- Nie mogłem zagłosować na zadanie w budżecie obywatelskim, ponieważ ktoś oddał głos za mnie, wykorzystując do tego mój numer PESEL - mówi Grzegorz Sapiński, prezydent Kalisza. 23-letni mieszkaniec miasta przyznał, że zrobił to by pokazać, że w systemie głosowania są luki. Za prowokację grożą mu nawet trzy lata więzienia.
Sprawa fałszerstwa wyszła na jaw w ostatnim dniu głosowania nad kaliskim budżetem obywatelskim na 2018 rok, kiedy prezydent Kalisza i osiem innych osób zorientowało się, że ktoś posłużył się ich danymi i oddał za nie głosy.
- Nie mogłem zagłosować na zadanie w budżecie obywatelskim, ponieważ ktoś oddał głos za mnie, wykorzystując do tego mój numer PESEL - powiedział prezydent Kalisza Grzegorz Sapiński, który złożył zawiadomienie o podejrzeniu popełnienia przestępstwa.
"Nikt mnie nie chciał słuchać"
Do Prokuratury Rejonowej w Kaliszu sam zgłosił się 23-letni kaliszanin, prezes jednego z lokalnych stowarzyszeń, który przyznał się do sfałszowania głosów i złożył pisemne wyjaśnienia w tej sprawie.
- To ja wykorzystałem dane innych osób - powiedział w rozmowie z PAP. Jak dodał, w ten sposób chciał udowodnić, że w kaliskim systemie głosowania są luki, które mogą wpływać na ostateczne wyniki. Twierdzi, że zabezpieczenia przed oszustwami w głosowaniu są niewystarczające, ponieważ wystarczy podać imię i nazwisko oraz numer PESEL, "który można łatwo zdobyć" na przykład z Krajowego Rejestru Sądowego.

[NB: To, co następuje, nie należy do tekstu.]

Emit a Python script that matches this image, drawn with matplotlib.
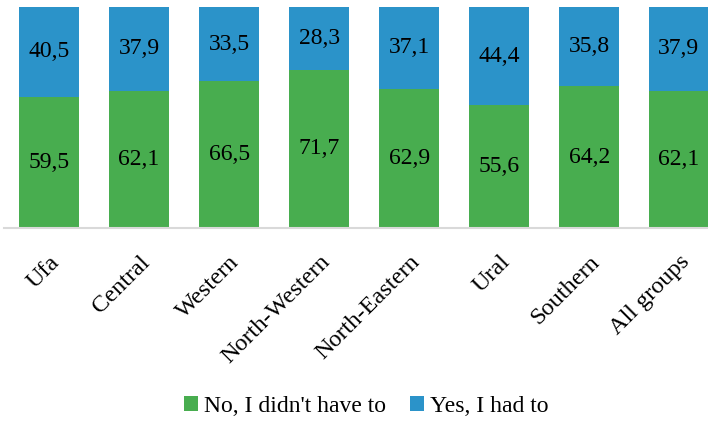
import matplotlib.pyplot as plt
import numpy as np

regions = ['Ufa', 'Central', 'Western', 'North-Western', 'North-Eastern',
           'Ural', 'Southern', 'All groups']
no_had = [59.5, 62.1, 66.5, 71.7, 62.9, 55.6, 64.2, 62.1]
yes_had = [40.5, 37.9, 33.5, 28.3, 37.1, 44.4, 35.8, 37.9]

green = '#48AD4F'
blue = '#2B93C9'

plt.rcParams['font.family'] = ['Liberation Serif', 'DejaVu Serif']

fig = plt.figure(figsize=(7.08, 4.22), dpi=100)
ax = fig.add_axes([4 / 708, (422 - 228) / 422, 704 / 708, 221 / 422])

x = np.arange(len(regions))
b1 = ax.bar(x, no_had, width=0.667, color=green, label="No, I didn't have to")
b2 = ax.bar(x, yes_had, width=0.667, bottom=no_had, color=blue, label='Yes, I had to')

def fmt(v):
    return f'{v:.1f}'.replace('.', ',')

for bars, vals in ((b1, no_had), (b2, yes_had)):
    ax.bar_label(bars, labels=[fmt(v) for v in vals], label_type='center',
                 fontsize=17, color='black')

ax.set_xlim(-0.5, 7.32)
ax.set_ylim(0, 100)
ax.set_yticks([])
ax.set_xticks(x)
ax.set_xticklabels(regions, rotation=45, ha='right', rotation_mode='anchor',
                   fontsize=17.5)
ax.tick_params(axis='x', length=0, pad=17)
for side in ('top', 'right', 'left'):
    ax.spines[side].set_visible(False)
ax.spines['bottom'].set_color('#D9D9D9')
ax.spines['bottom'].set_linewidth(1.5)

fig.legend(loc='center', bbox_to_anchor=(366 / 708, 1 - 406 / 422), ncol=2,
           frameon=False, fontsize=17, handlelength=0.6, handleheight=0.6,
           handletextpad=0.25, columnspacing=1.0)

fig.savefig('out.png', dpi=100)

- Próbowałem o tym informować ratusz, ale nikt nie chciał mnie słuchać. Postanowiłem więc dokonać prowokacji, wykorzystując do tego dane osobowe czołowych polityków w naszym mieście, bo wiedziałem, że wtedy odniesie to skutek - powiedział mężczyzna.
Sprawa już w prokuraturze
Na swoją obronę dodał, że gdyby naprawdę chciał dokonać oszustwa, nie robiłby tego drogą internetową, gdzie bardzo łatwo jest namierzyć adres IP komputera.
Sprawę bada prokuratura. Jak powiedział rzecznik Prokuratury Okręgowej w Ostrowie Wielkopolskim Maciej Meler, "osoba, która dopuszcza się czynu wykorzystania wizerunku lub innych danych osobowych w celu wyrządzenia jej szkody majątkowej lub osobistej, podlega karze więzienia do 3 lat".